__Aim of the exercise__:
Produce word for word the lines of the data below running from the one that has "Reproduce this diagram with TikZ." to the one that has "27, 25, 22]", inclusive, and no others.

__Stored rows__:
_ _ _
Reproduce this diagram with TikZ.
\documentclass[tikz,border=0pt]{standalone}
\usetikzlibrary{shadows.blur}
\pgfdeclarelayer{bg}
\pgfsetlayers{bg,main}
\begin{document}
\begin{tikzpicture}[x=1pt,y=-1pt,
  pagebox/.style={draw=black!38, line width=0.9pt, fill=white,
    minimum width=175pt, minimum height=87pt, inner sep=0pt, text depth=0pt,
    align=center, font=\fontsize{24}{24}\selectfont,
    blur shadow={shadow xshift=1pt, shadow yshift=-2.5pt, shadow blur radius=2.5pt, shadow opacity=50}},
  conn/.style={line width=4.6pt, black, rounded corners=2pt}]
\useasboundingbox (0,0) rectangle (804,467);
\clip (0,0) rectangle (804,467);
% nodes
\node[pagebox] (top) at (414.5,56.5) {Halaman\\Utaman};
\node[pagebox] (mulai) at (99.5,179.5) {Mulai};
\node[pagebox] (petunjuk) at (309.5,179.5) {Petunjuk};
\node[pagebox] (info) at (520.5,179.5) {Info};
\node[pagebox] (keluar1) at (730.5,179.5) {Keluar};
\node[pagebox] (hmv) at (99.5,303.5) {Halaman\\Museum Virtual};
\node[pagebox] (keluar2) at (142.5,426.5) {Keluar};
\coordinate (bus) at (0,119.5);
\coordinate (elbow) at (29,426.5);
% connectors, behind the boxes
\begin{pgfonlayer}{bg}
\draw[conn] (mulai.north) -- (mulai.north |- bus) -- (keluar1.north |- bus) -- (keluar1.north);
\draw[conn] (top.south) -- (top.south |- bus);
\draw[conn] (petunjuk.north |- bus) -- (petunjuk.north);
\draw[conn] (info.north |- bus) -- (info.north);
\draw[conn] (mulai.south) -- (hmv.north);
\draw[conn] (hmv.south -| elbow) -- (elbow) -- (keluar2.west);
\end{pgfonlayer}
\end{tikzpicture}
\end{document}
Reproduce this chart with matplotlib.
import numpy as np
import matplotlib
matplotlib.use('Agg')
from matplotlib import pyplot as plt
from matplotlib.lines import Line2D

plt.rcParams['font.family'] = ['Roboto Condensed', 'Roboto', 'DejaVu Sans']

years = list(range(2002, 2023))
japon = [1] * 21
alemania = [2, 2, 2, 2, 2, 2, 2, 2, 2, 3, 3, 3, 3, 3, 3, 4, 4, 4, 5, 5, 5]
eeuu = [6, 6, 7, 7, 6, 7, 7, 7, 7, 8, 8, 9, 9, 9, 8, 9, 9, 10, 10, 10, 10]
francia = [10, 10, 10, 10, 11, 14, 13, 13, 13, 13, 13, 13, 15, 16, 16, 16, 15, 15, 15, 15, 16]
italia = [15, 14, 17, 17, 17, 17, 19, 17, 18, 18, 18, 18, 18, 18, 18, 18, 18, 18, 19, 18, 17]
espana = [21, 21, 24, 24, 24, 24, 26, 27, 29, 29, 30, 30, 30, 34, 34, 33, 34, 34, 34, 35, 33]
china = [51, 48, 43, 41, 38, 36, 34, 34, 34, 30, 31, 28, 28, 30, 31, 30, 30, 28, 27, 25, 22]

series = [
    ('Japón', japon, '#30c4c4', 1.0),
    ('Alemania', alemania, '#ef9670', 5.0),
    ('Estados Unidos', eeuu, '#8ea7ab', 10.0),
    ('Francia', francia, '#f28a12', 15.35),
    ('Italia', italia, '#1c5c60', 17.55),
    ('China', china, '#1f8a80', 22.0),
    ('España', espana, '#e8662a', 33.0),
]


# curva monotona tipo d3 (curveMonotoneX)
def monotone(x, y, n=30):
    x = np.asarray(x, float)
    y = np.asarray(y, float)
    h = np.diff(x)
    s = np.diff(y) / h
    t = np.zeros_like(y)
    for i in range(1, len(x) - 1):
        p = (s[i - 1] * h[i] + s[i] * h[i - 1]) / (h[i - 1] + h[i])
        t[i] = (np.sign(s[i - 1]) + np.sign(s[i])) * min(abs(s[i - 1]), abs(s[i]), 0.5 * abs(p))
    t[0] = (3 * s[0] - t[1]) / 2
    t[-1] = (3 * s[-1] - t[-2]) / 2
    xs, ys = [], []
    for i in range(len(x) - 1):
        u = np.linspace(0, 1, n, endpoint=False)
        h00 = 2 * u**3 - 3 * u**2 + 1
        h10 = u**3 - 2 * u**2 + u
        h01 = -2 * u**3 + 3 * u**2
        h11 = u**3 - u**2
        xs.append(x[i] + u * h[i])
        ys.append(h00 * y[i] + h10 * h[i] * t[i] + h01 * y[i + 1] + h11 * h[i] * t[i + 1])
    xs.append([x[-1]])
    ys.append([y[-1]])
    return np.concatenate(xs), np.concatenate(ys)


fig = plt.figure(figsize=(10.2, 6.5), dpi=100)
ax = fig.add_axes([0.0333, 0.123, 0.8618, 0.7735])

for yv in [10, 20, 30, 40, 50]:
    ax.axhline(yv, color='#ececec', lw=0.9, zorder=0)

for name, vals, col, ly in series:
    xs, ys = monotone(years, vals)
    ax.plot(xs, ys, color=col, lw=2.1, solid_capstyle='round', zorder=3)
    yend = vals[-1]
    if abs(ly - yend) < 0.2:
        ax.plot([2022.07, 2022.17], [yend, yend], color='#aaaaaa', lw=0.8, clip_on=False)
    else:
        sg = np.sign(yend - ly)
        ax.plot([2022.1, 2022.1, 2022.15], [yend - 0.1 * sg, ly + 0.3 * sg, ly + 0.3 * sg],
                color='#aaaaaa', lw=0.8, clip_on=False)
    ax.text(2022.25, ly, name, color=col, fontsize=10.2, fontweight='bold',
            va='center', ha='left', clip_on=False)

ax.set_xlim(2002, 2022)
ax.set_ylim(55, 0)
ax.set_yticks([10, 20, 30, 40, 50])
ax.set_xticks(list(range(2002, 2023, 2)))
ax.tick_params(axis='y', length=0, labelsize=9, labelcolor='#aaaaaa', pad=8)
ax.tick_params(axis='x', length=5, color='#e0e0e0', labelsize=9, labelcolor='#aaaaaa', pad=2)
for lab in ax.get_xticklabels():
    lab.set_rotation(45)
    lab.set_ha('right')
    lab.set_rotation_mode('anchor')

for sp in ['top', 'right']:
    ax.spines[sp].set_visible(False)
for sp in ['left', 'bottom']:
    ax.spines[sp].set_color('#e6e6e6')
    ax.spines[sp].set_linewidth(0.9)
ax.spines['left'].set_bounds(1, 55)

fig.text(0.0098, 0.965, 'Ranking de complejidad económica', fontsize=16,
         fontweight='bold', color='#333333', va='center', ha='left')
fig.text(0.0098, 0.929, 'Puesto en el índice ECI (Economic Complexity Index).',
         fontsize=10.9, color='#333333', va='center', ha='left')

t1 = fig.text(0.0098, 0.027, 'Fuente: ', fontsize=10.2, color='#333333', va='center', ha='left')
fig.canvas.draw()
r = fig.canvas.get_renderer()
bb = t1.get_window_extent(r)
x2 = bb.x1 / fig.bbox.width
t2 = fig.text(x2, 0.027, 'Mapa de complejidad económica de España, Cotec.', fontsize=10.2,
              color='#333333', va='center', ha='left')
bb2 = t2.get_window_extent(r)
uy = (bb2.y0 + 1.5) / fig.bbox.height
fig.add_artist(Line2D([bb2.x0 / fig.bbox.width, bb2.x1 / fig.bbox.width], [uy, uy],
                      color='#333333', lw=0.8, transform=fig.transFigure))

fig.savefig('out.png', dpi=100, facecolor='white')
_ _ _
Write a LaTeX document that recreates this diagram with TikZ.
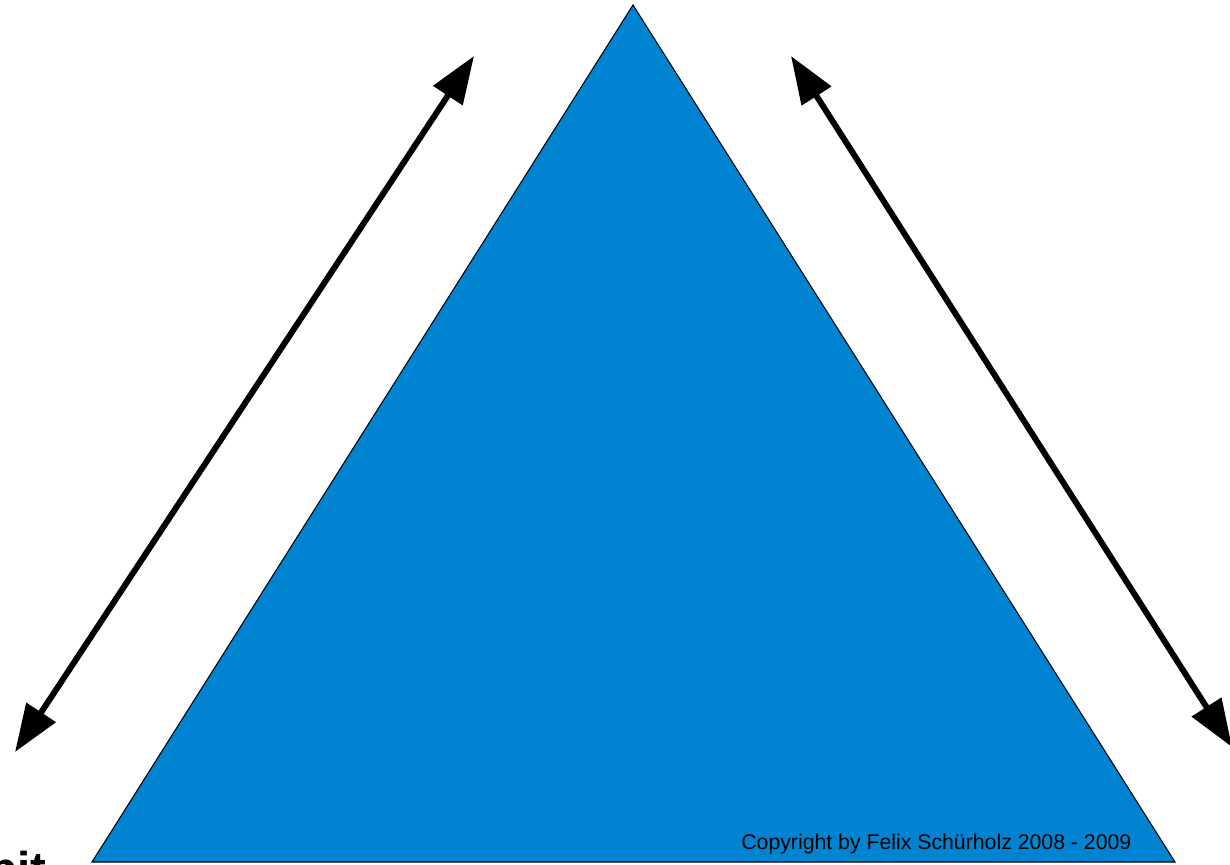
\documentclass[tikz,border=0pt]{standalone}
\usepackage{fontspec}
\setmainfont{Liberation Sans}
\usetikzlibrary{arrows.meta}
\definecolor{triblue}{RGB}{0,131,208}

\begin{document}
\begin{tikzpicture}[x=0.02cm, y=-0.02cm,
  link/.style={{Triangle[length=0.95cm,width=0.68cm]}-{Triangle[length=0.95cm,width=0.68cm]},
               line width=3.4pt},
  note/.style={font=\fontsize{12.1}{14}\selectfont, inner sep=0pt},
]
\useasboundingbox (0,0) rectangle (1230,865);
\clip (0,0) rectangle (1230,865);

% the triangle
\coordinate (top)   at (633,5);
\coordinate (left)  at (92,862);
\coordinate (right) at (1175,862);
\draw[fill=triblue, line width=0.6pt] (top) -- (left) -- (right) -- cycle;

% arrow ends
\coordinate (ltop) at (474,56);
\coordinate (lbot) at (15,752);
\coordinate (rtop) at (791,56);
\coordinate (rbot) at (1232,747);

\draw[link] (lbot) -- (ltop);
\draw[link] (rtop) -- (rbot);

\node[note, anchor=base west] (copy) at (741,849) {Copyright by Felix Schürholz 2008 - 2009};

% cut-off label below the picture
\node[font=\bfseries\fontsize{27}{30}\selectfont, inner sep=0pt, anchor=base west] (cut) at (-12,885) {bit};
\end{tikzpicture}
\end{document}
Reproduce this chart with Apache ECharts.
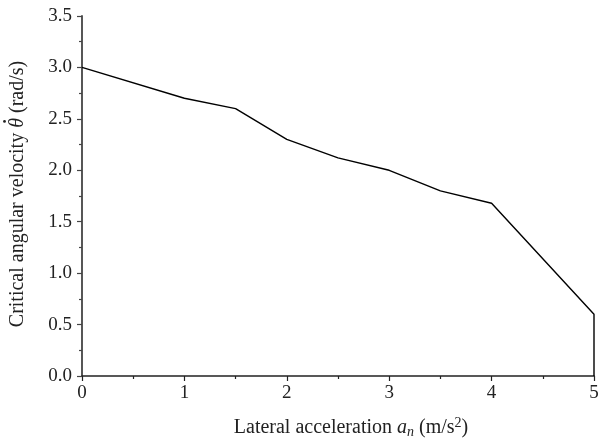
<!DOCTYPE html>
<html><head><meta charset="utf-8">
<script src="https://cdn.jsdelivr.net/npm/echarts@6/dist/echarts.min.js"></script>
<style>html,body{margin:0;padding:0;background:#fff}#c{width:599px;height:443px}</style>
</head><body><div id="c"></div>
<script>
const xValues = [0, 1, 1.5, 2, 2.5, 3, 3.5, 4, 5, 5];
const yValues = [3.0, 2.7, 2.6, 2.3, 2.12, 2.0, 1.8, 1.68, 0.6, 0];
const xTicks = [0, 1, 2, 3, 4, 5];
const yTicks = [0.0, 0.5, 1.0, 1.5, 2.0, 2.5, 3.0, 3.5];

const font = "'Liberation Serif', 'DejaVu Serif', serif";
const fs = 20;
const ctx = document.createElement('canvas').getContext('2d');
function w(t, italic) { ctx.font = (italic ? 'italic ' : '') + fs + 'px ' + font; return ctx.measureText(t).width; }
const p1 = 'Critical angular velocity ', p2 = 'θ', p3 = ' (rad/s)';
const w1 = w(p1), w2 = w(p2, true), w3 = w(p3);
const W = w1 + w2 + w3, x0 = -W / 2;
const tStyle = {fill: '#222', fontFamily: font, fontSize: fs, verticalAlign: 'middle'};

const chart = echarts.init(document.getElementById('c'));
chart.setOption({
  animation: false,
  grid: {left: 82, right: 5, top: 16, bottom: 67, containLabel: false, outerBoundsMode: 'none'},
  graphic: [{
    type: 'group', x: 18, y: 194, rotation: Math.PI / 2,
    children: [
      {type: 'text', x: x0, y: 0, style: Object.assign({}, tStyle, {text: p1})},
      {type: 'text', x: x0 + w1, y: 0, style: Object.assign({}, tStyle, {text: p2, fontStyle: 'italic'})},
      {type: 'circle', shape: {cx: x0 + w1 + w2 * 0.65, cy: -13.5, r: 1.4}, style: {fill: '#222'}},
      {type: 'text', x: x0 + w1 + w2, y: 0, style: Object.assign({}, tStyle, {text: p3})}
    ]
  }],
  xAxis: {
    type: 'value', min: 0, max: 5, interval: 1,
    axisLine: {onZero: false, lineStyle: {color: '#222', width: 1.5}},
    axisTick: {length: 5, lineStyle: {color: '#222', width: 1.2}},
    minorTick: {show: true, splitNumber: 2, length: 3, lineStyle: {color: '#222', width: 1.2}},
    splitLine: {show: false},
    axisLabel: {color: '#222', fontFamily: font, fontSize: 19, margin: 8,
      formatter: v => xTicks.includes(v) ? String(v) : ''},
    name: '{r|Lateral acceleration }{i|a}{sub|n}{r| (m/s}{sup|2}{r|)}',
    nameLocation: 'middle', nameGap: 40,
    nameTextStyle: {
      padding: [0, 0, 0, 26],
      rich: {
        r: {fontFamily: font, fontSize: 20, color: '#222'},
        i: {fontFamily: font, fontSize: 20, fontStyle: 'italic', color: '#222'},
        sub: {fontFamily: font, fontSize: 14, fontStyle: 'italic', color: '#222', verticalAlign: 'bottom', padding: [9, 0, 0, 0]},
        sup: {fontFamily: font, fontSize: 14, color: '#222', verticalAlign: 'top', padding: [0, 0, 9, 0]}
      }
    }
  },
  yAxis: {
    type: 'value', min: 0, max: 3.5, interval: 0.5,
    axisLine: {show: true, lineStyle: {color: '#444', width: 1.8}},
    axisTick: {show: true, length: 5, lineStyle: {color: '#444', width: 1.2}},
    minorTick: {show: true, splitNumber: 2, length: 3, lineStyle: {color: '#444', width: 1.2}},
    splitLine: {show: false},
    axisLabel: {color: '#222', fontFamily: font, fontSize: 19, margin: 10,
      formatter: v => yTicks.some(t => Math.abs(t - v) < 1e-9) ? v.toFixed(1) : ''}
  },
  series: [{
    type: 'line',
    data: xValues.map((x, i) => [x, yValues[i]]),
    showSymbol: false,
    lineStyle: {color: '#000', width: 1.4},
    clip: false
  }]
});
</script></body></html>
_ _ _
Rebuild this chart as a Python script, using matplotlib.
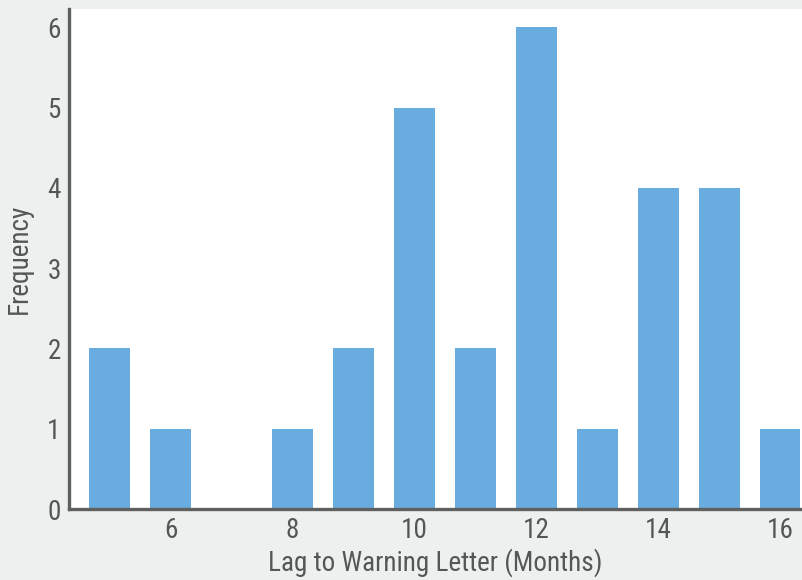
_ _ _
__Response to this task__:
Reproduce this diagram with TikZ.
\documentclass[tikz,border=0pt]{standalone}
\usetikzlibrary{shadows.blur}
\pgfdeclarelayer{bg}
\pgfsetlayers{bg,main}
\begin{document}
\begin{tikzpicture}[x=1pt,y=-1pt,
  pagebox/.style={draw=black!38, line width=0.9pt, fill=white,
    minimum width=175pt, minimum height=87pt, inner sep=0pt, text depth=0pt,
    align=center, font=\fontsize{24}{24}\selectfont,
    blur shadow={shadow xshift=1pt, shadow yshift=-2.5pt, shadow blur radius=2.5pt, shadow opacity=50}},
  conn/.style={line width=4.6pt, black, rounded corners=2pt}]
\useasboundingbox (0,0) rectangle (804,467);
\clip (0,0) rectangle (804,467);
% nodes
\node[pagebox] (top) at (414.5,56.5) {Halaman\\Utaman};
\node[pagebox] (mulai) at (99.5,179.5) {Mulai};
\node[pagebox] (petunjuk) at (309.5,179.5) {Petunjuk};
\node[pagebox] (info) at (520.5,179.5) {Info};
\node[pagebox] (keluar1) at (730.5,179.5) {Keluar};
\node[pagebox] (hmv) at (99.5,303.5) {Halaman\\Museum Virtual};
\node[pagebox] (keluar2) at (142.5,426.5) {Keluar};
\coordinate (bus) at (0,119.5);
\coordinate (elbow) at (29,426.5);
% connectors, behind the boxes
\begin{pgfonlayer}{bg}
\draw[conn] (mulai.north) -- (mulai.north |- bus) -- (keluar1.north |- bus) -- (keluar1.north);
\draw[conn] (top.south) -- (top.south |- bus);
\draw[conn] (petunjuk.north |- bus) -- (petunjuk.north);
\draw[conn] (info.north |- bus) -- (info.north);
\draw[conn] (mulai.south) -- (hmv.north);
\draw[conn] (hmv.south -| elbow) -- (elbow) -- (keluar2.west);
\end{pgfonlayer}
\end{tikzpicture}
\end{document}
Reproduce this chart with matplotlib.
import numpy as np
import matplotlib
matplotlib.use('Agg')
from matplotlib import pyplot as plt
from matplotlib.lines import Line2D

plt.rcParams['font.family'] = ['Roboto Condensed', 'Roboto', 'DejaVu Sans']

years = list(range(2002, 2023))
japon = [1] * 21
alemania = [2, 2, 2, 2, 2, 2, 2, 2, 2, 3, 3, 3, 3, 3, 3, 4, 4, 4, 5, 5, 5]
eeuu = [6, 6, 7, 7, 6, 7, 7, 7, 7, 8, 8, 9, 9, 9, 8, 9, 9, 10, 10, 10, 10]
francia = [10, 10, 10, 10, 11, 14, 13, 13, 13, 13, 13, 13, 15, 16, 16, 16, 15, 15, 15, 15, 16]
italia = [15, 14, 17, 17, 17, 17, 19, 17, 18, 18, 18, 18, 18, 18, 18, 18, 18, 18, 19, 18, 17]
espana = [21, 21, 24, 24, 24, 24, 26, 27, 29, 29, 30, 30, 30, 34, 34, 33, 34, 34, 34, 35, 33]
china = [51, 48, 43, 41, 38, 36, 34, 34, 34, 30, 31, 28, 28, 30, 31, 30, 30, 28, 27, 25, 22]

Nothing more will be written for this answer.